Pricing Gap Risk with Options
Options markets provide a market-implied measure of expected volatility, which inherently includes gap risk. The price of an option is a function of several variables, including implied volatility (IV). A higher IV means the market is pricing in a greater probability of a large price swing, including an overnight or weekend gap.
Traders can use options to not only hedge gap risk but also to quantify its market-perceived cost. For instance, consider a stock trading at $100 ahead of a weekend. A trader wants to quantify the market's expectation of a weekend gap. They could look at the price of an at-the-money straddle (buying both a call and a put) that expires the following Monday. The cost of this straddle represents the "breakeven" move the market is pricing in. If the straddle costs $3.00, the market is implying that there is a significant probability of the stock opening above $103 or below $97 on Monday.

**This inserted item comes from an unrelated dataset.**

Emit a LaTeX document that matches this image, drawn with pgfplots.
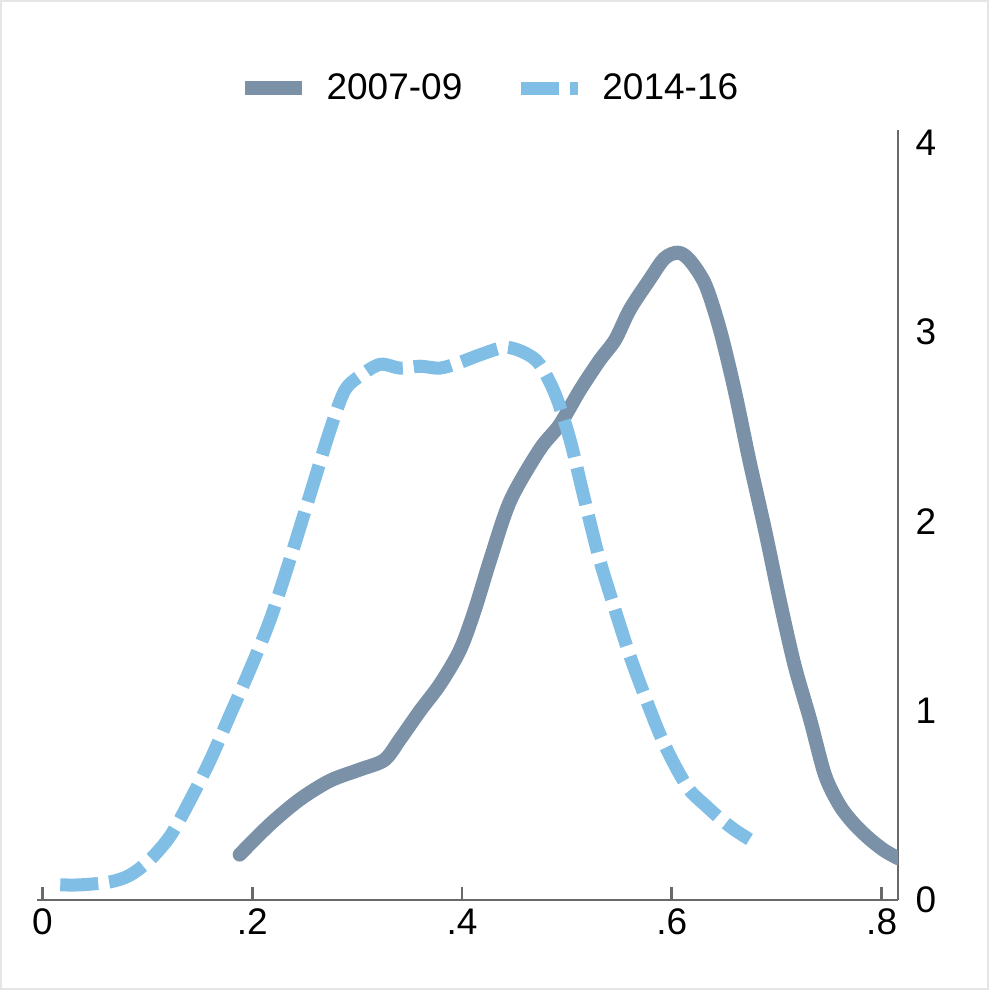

This provides a real-time, forward-looking measure of gap risk. A trader can compare the GARCH-forecasted volatility to the options-implied volatility. If the GARCH model suggests a 1.5% gap is likely, but the options market is pricing in a 3% move, it indicates that the market has a higher perception of risk than the historical data alone would suggest. This could be due to a known upcoming event not captured in the historical price series. This discrepancy itself can be a source of trading opportunities, such as selling volatility if one believes the market is over-pricing the risk.
By combining historical statistical analysis, dynamic volatility forecasting with GARCH, and the market-implied view from options, a trader can build a robust, multi-faceted framework for quantifying gap risk. This transforms risk management from a guessing game into a quantitative discipline, providing a significant edge in navigating the market's inherent discontinuities.